Has anyone come across this and found a solution?
Thanks in advance!



-Mike

Not sure if this will help you on 10.10.x but it has helped me in the past:



Bad file in /private/etc/



Hopefully it will help in some way.


Thanks @perrycj for the suggestion. It gave me some info to look at for future troubleshooting.



The /private/etc/authorization file has been deprecated, but I was able to verify that the proper settings existed in /System/Library/Security/authorization.plist



Since that didn't go anywhere, I decided to take Casper out of the equation (not sure why I didn't try this before) and ran this:



sudo jamf removeFramework


I'm able to unmount without issue after removing the JAMF framework.



After re-enrolling & rebooting, the problem is back.



This tells me that I'm probably being burned by one of our config profiles. I'll do some digging and post a resolution after I find out what's to blame.

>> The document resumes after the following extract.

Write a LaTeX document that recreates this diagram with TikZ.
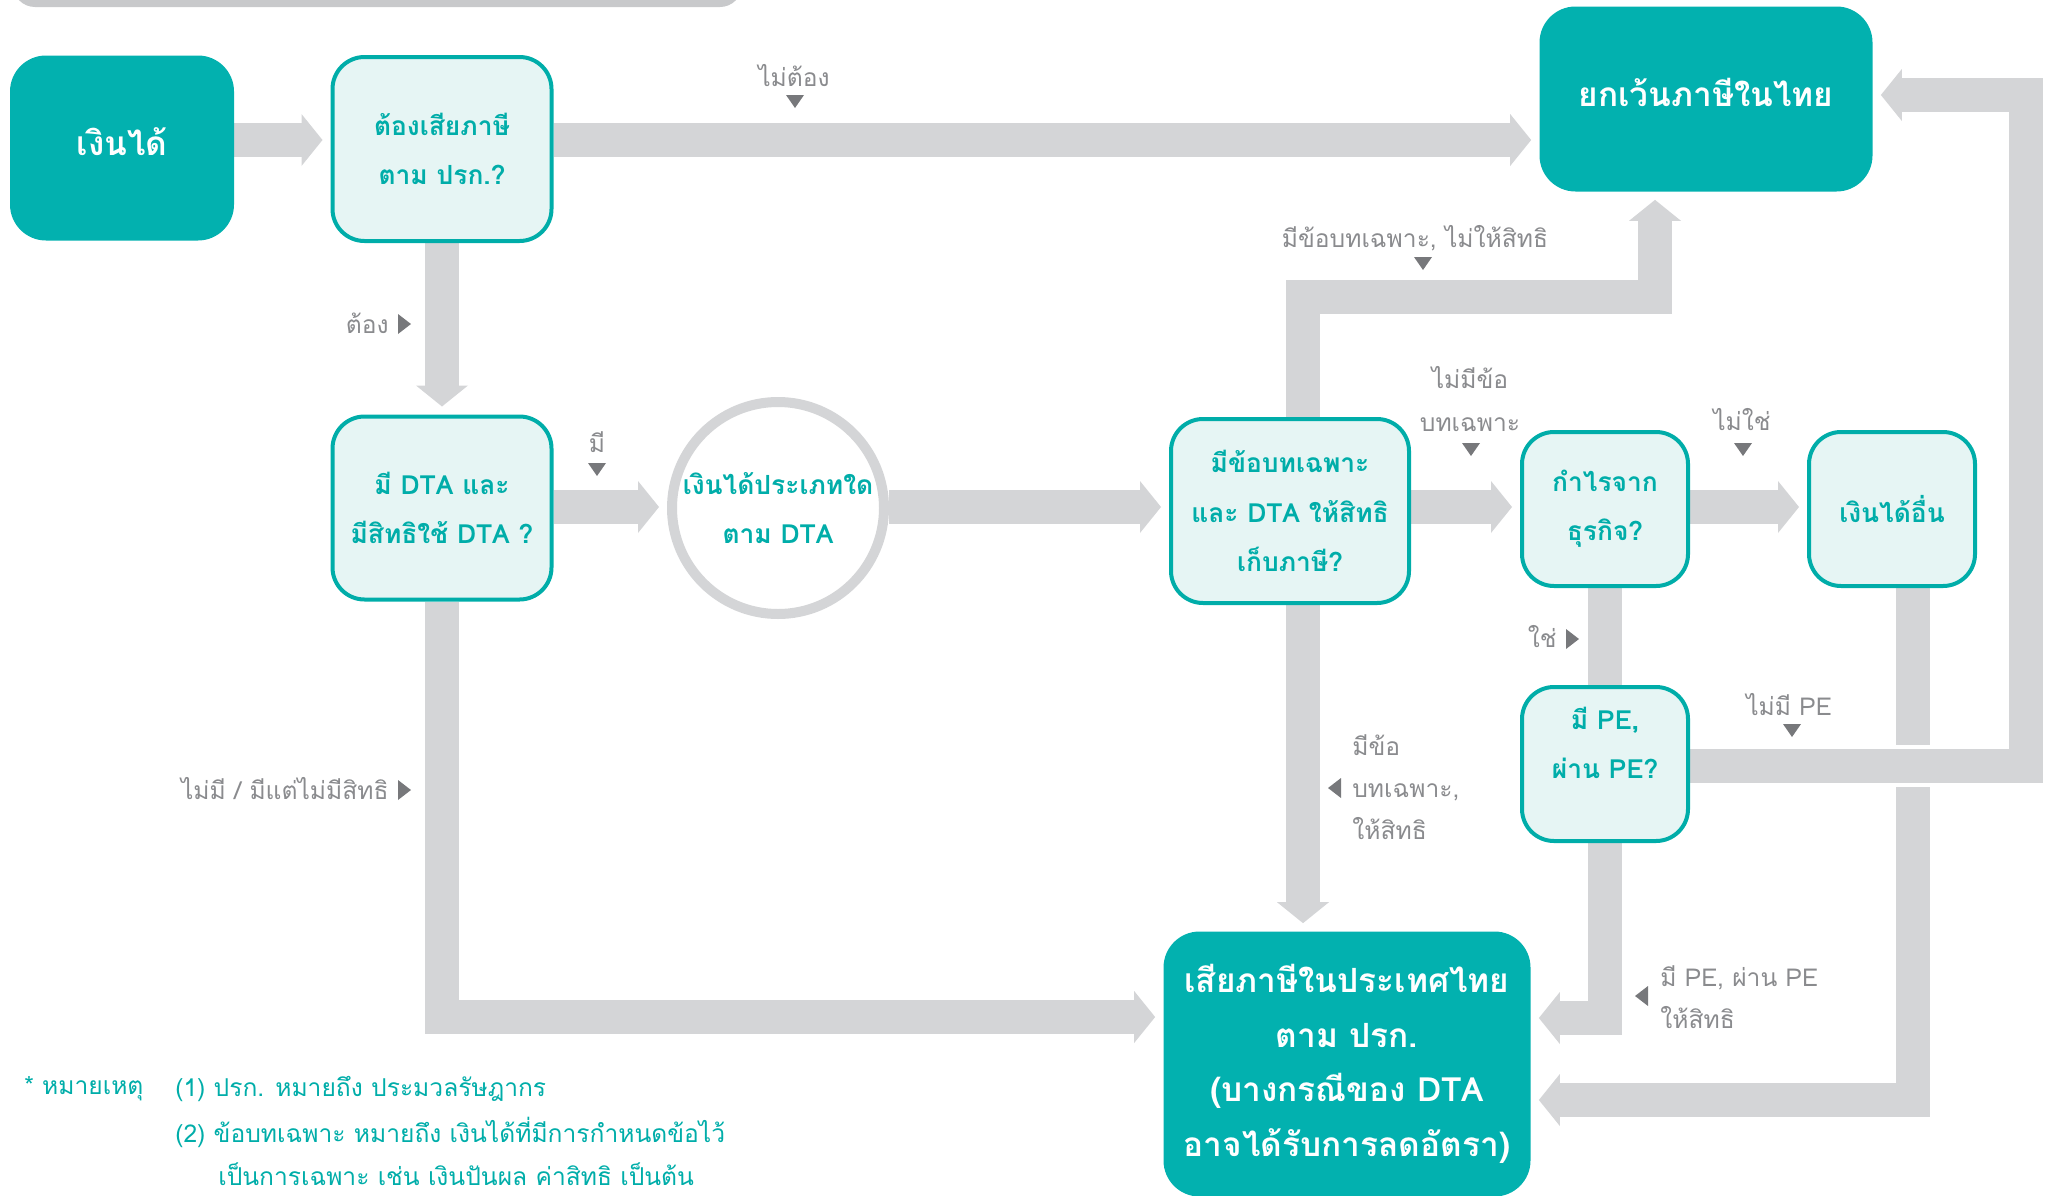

You can't eject a Volume (without a force) if the OS thinks that the Volume is being accessed at the time.



Eg. Use terminal to CD into a Volume and then try and eject, it will fail.


I got it. We had a config profile set with a Finder payload.



In the "Commands" section, the option to Eject was unchecked. Once I selected that option & rebooted, all is well now.



Thanks for your help. This one can be boiled down to operator error.


I've been caught by that one before. I think it's unticked by default which isn't good!